* **SOURCE MATERIAL**:
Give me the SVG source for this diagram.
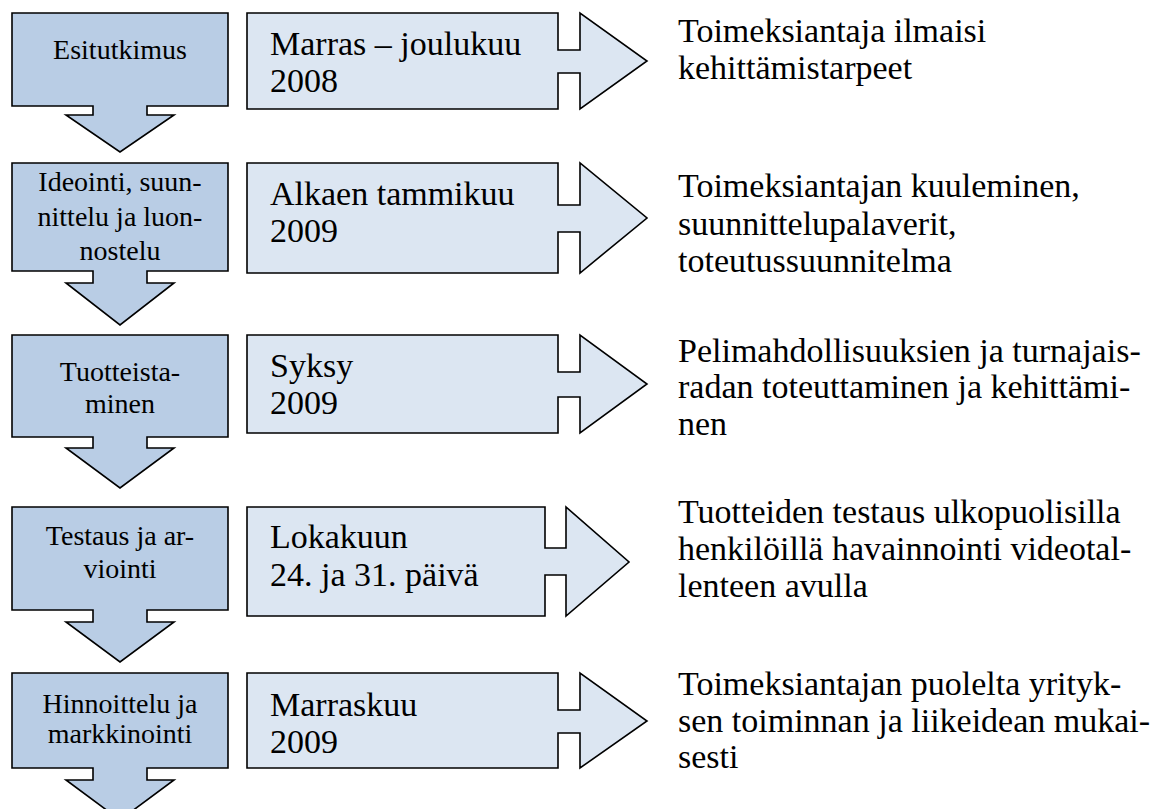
<svg xmlns="http://www.w3.org/2000/svg" width="1165" height="809" viewBox="0 0 1165 809">
<style>
.step{fill:#b9cde5;stroke:#000;stroke-width:1.6;stroke-linejoin:miter}
.time{fill:#dce6f2;stroke:#000;stroke-width:1.6;stroke-linejoin:miter}
.lt{font-family:"Liberation Serif","Times New Roman",serif;font-size:28px;fill:#000;text-anchor:middle}
.mt{font-family:"Liberation Serif","Times New Roman",serif;font-size:34px;fill:#000}
.rt{font-family:"Liberation Serif","Times New Roman",serif;font-size:34px;fill:#000}
</style>
<rect width="1165" height="809" fill="#fff"/>
<g id="connectors"/>

<g id="step1">
<path class="step" d="M12,13 H228 V106 H147 V115 H174 L120,152 L66,115 H93 V106 H12 Z"/>
<text class="lt" x="120" y="59">Esitutkimus</text>
</g>
<g id="time1">
<path class="time" d="M247,13 H558 V50 H580 V13 L647,61 L580,109 V73 H558 V109 H247 Z"/>
<text class="mt" x="270" y="55">Marras – joulukuu</text>
<text class="mt" x="270" y="92">2008</text>
</g>
<g id="desc1">
<text class="rt" x="678" y="42">Toimeksiantaja ilmaisi</text>
<text class="rt" x="678" y="79">kehittämistarpeet</text>
</g>

<g id="step2">
<path class="step" d="M12,163 H228 V271 H147 V283 H174 L120,325 L66,283 H93 V271 H12 Z"/>
<text class="lt" x="120" y="191">Ideointi, suun-</text>
<text class="lt" x="120" y="226">nittelu ja luon-</text>
<text class="lt" x="120" y="260">nostelu</text>
</g>
<g id="time2">
<path class="time" d="M247,163 H558 V205 H580 V163 L647,218 L580,273 V232 H558 V273 H247 Z"/>
<text class="mt" x="270" y="205">Alkaen tammikuu</text>
<text class="mt" x="270" y="242">2009</text>
</g>
<g id="desc2">
<text class="rt" x="678" y="197">Toimeksiantajan kuuleminen,</text>
<text class="rt" x="678" y="235">suunnittelupalaverit,</text>
<text class="rt" x="678" y="272">toteutussuunnitelma</text>
</g>

<g id="step3">
<path class="step" d="M12,335 H228 V437 H147 V448 H174 L120,488 L66,448 H93 V437 H12 Z"/>
<text class="lt" x="120" y="381">Tuotteista-</text>
<text class="lt" x="120" y="413">minen</text>
</g>
<g id="time3">
<path class="time" d="M247,335 H558 V372 H580 V335 L647,384 L580,433 V397 H558 V433 H247 Z"/>
<text class="mt" x="270" y="377">Syksy</text>
<text class="mt" x="270" y="414">2009</text>
</g>
<g id="desc3">
<text class="rt" x="678" y="362">Pelimahdollisuuksien ja turnajais-</text>
<text class="rt" x="678" y="398">radan toteuttaminen ja kehittämi-</text>
<text class="rt" x="678" y="435">nen</text>
</g>

<g id="step4">
<path class="step" d="M12,507 H228 V610 H147 V622 H174 L120,662 L66,622 H93 V610 H12 Z"/>
<text class="lt" x="120" y="545">Testaus ja ar-</text>
<text class="lt" x="120" y="578">viointi</text>
</g>
<g id="time4">
<path class="time" d="M247,507 H545 V548 H566 V507 L629,562 L566,616 V575 H545 V616 H247 Z"/>
<text class="mt" x="270" y="548">Lokakuun</text>
<text class="mt" x="270" y="586">24. ja 31. päivä</text>
</g>
<g id="desc4">
<text class="rt" x="678" y="523">Tuotteiden testaus ulkopuolisilla</text>
<text class="rt" x="678" y="560">henkilöillä havainnointi videotal-</text>
<text class="rt" x="678" y="597">lenteen avulla</text>
</g>

<g id="step5">
<path class="step" d="M12,673 H228 V768 H147 V780 H174 L120,820 L66,780 H93 V768 H12 Z"/>
<text class="lt" x="120" y="713">Hinnoittelu ja</text>
<text class="lt" x="120" y="743">markkinointi</text>
</g>
<g id="time5">
<path class="time" d="M247,673 H558 V710 H580 V673 L647,721 L580,768 V733 H558 V768 H247 Z"/>
<text class="mt" x="270" y="716">Marraskuu</text>
<text class="mt" x="270" y="753">2009</text>
</g>
<g id="desc5">
<text class="rt" x="678" y="695">Toimeksiantajan puolelta yrityk-</text>
<text class="rt" x="678" y="732">sen toiminnan ja liikeidean mukai-</text>
<text class="rt" x="678" y="768">sesti</text>
</g>
</svg>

* **WORK INSTRUCTIONS**:
Restate the data above word for word. Skip every picture.

* **EXERCISE OUTPUT**:
Give me the SVG source for this diagram.
<svg xmlns="http://www.w3.org/2000/svg" width="1165" height="809" viewBox="0 0 1165 809">
<style>
.step{fill:#b9cde5;stroke:#000;stroke-width:1.6;stroke-linejoin:miter}
.time{fill:#dce6f2;stroke:#000;stroke-width:1.6;stroke-linejoin:miter}
.lt{font-family:"Liberation Serif","Times New Roman",serif;font-size:28px;fill:#000;text-anchor:middle}
.mt{font-family:"Liberation Serif","Times New Roman",serif;font-size:34px;fill:#000}
.rt{font-family:"Liberation Serif","Times New Roman",serif;font-size:34px;fill:#000}
</style>
<rect width="1165" height="809" fill="#fff"/>
<g id="connectors"/>

<g id="step1">
<path class="step" d="M12,13 H228 V106 H147 V115 H174 L120,152 L66,115 H93 V106 H12 Z"/>
<text class="lt" x="120" y="59">Esitutkimus</text>
</g>
<g id="time1">
<path class="time" d="M247,13 H558 V50 H580 V13 L647,61 L580,109 V73 H558 V109 H247 Z"/>
<text class="mt" x="270" y="55">Marras – joulukuu</text>
<text class="mt" x="270" y="92">2008</text>
</g>
<g id="desc1">
<text class="rt" x="678" y="42">Toimeksiantaja ilmaisi</text>
<text class="rt" x="678" y="79">kehittämistarpeet</text>
</g>

<g id="step2">
<path class="step" d="M12,163 H228 V271 H147 V283 H174 L120,325 L66,283 H93 V271 H12 Z"/>
<text class="lt" x="120" y="191">Ideointi, suun-</text>
<text class="lt" x="120" y="226">nittelu ja luon-</text>
<text class="lt" x="120" y="260">nostelu</text>
</g>
<g id="time2">
<path class="time" d="M247,163 H558 V205 H580 V163 L647,218 L580,273 V232 H558 V273 H247 Z"/>
<text class="mt" x="270" y="205">Alkaen tammikuu</text>
<text class="mt" x="270" y="242">2009</text>
</g>
<g id="desc2">
<text class="rt" x="678" y="197">Toimeksiantajan kuuleminen,</text>
<text class="rt" x="678" y="235">suunnittelupalaverit,</text>
<text class="rt" x="678" y="272">toteutussuunnitelma</text>
</g>

<g id="step3">
<path class="step" d="M12,335 H228 V437 H147 V448 H174 L120,488 L66,448 H93 V437 H12 Z"/>
<text class="lt" x="120" y="381">Tuotteista-</text>
<text class="lt" x="120" y="413">minen</text>
</g>
<g id="time3">
<path class="time" d="M247,335 H558 V372 H580 V335 L647,384 L580,433 V397 H558 V433 H247 Z"/>
<text class="mt" x="270" y="377">Syksy</text>
<text class="mt" x="270" y="414">2009</text>
</g>
<g id="desc3">
<text class="rt" x="678" y="362">Pelimahdollisuuksien ja turnajais-</text>
<text class="rt" x="678" y="398">radan toteuttaminen ja kehittämi-</text>
<text class="rt" x="678" y="435">nen</text>
</g>

<g id="step4">
<path class="step" d="M12,507 H228 V610 H147 V622 H174 L120,662 L66,622 H93 V610 H12 Z"/>
<text class="lt" x="120" y="545">Testaus ja ar-</text>
<text class="lt" x="120" y="578">viointi</text>
</g>
<g id="time4">
<path class="time" d="M247,507 H545 V548 H566 V507 L629,562 L566,616 V575 H545 V616 H247 Z"/>
<text class="mt" x="270" y="548">Lokakuun</text>
<text class="mt" x="270" y="586">24. ja 31. päivä</text>
</g>
<g id="desc4">
<text class="rt" x="678" y="523">Tuotteiden testaus ulkopuolisilla</text>
<text class="rt" x="678" y="560">henkilöillä havainnointi videotal-</text>
<text class="rt" x="678" y="597">lenteen avulla</text>
</g>

<g id="step5">
<path class="step" d="M12,673 H228 V768 H147 V780 H174 L120,820 L66,780 H93 V768 H12 Z"/>
<text class="lt" x="120" y="713">Hinnoittelu ja</text>
<text class="lt" x="120" y="743">markkinointi</text>
</g>
<g id="time5">
<path class="time" d="M247,673 H558 V710 H580 V673 L647,721 L580,768 V733 H558 V768 H247 Z"/>
<text class="mt" x="270" y="716">Marraskuu</text>
<text class="mt" x="270" y="753">2009</text>
</g>
<g id="desc5">
<text class="rt" x="678" y="695">Toimeksiantajan puolelta yrityk-</text>
<text class="rt" x="678" y="732">sen toiminnan ja liikeidean mukai-</text>
<text class="rt" x="678" y="768">sesti</text>
</g>
</svg>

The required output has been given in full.